What if Bobby Kennedy had skipped the 1968 race, as brother Teddy advised?
When Robert F. Kennedy died 50 years ago today, the victim of assassination like his brother, President John F. Kennedy, Sen. Edward Kennedy received word of the unfathomable historical repetition while completing a campaign swing through northern California. Just when they had achieved victory in the Golden State’s 1968 Democratic presidential primary, the Kennedys’ world collapsed, as it had on that horrific November day in 1963. The clan’s matriarch Rose Kennedy explained, “It seemed impossible that the same kind of disaster could befall our family twice in five years. If I had read it in fiction, I would have said it was incredible.”
At age 36, Teddy Kennedy now became the family’s patriarch, with all three of his older brothers lost to violent deaths and his father, Joseph P. Kennedy Sr., rendered mute by a stroke. From 2005 to 2008, the senator provided 29 oral history interviews for University of Virginia’s Miller Center, offering fresh insights about this tumultuous period for the nation and the Kennedy dynasty.
{mosads}Separated by seven years in age, Bobby and Teddy were not especially close as youngsters, although they shared the family’s adventures in pre-World War II England when their father was U.S. ambassador to the United Kingdom. Young Teddy was impressed by RFK’s devotion to principle, as when he opposed a conservative priest at Harvard’s Newman Club who preached that only Catholics could achieve eternal salvation. Bobby’s crusade, encouraged by his father, ultimately led to the cleric’s removal.
In 1963, all three surviving Kennedy brothers (the eldest, Joe Jr., was a World War II casualty) gathered in Washington at the apogee of the family’s power: with Jack in the White House, Bobby his attorney general, and Teddy as the new senator from Massachusetts. In a historic first, the brothers advanced, from both ends of Pennsylvania Avenue, what would become the 1964 Civil Rights Act. Their troika ended all too soon, however, with the president’s assassination in Dallas, but in 1965, Bobby joined Teddy in the Senate, representing New York. Now the youngest Kennedy sibling outranked his brother in seniority.
They both served on the Labor and Public Welfare Committee. Teddy worked on education and health, and Bobby focused on community development, especially a public-private partnership to revitalize Brooklyn’s blighted Bedford-Stuyvesant neighborhood. They collaborated to end racial and income inequities in the draft by proposing a random lottery system. Attorney General Robert Kennedy had addressed policies aimed at improving the lives of American Indians, and he carried this concern to his chairmanship of the Special Subcommittee on Indian Education.

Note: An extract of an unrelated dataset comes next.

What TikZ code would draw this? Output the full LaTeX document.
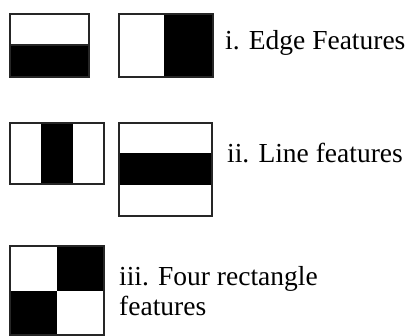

As JFK’s closest advisor, Bobby had developed an international reputation and, from the Senate, he used his fame to oppose South Africa’s apartheid. His speeches during a 1966 visit there, including his “ripple of hope” refrain, bolstered the modern movement against racial segregation. “He had such credibility emerging from his battles on civil rights issues here in the United States,” Teddy observed.
Although both brothers initially supported the Kennedy administration’s Vietnam policy, by 1967, they were growing increasingly skeptical of President Lyndon Johnson’s escalation of the war. Teddy remembered that Bobby “began to pick up wisps directly from Secretary of Defense Robert McNamara [who] was beginning to have very serious second thoughts” about the war. Withdrawal from the Southeast Asian quagmire became the centerpiece of RFK’s politics. According to Teddy’s oral history, RFK even suggested that Johnson appoint him ambassador to France so that he could engage in peace talks. LBJ, with whom Bobby had a fraught relationship, declined.
Now the New York senator had to decide whether to challenge the incumbent president for 1968’s Democratic presidential nomination. The calculus became more complex when Minnesota Sen. Eugene McCarthy joined the race as the peace candidate. Bobby deputed his brother to meet with McCarthy. If he would agree to add poverty amelioration to his agenda, RFK might remain on the sidelines. But McCarthy “just was basically uninterested” in the deal, Teddy reported.
Edward Kennedy urged his brother to wait until 1972 to try to restore Camelot. Johnson would be in retirement, and the path back to the White House for the Kennedys might be clearer. Moreover, both Teddy and his sister-in-law Jackie feared for Bobby’s safety on the presidential campaign trail. “A feeling of dread” is how Teddy’s chief of staff described the senator’s premonition of doom.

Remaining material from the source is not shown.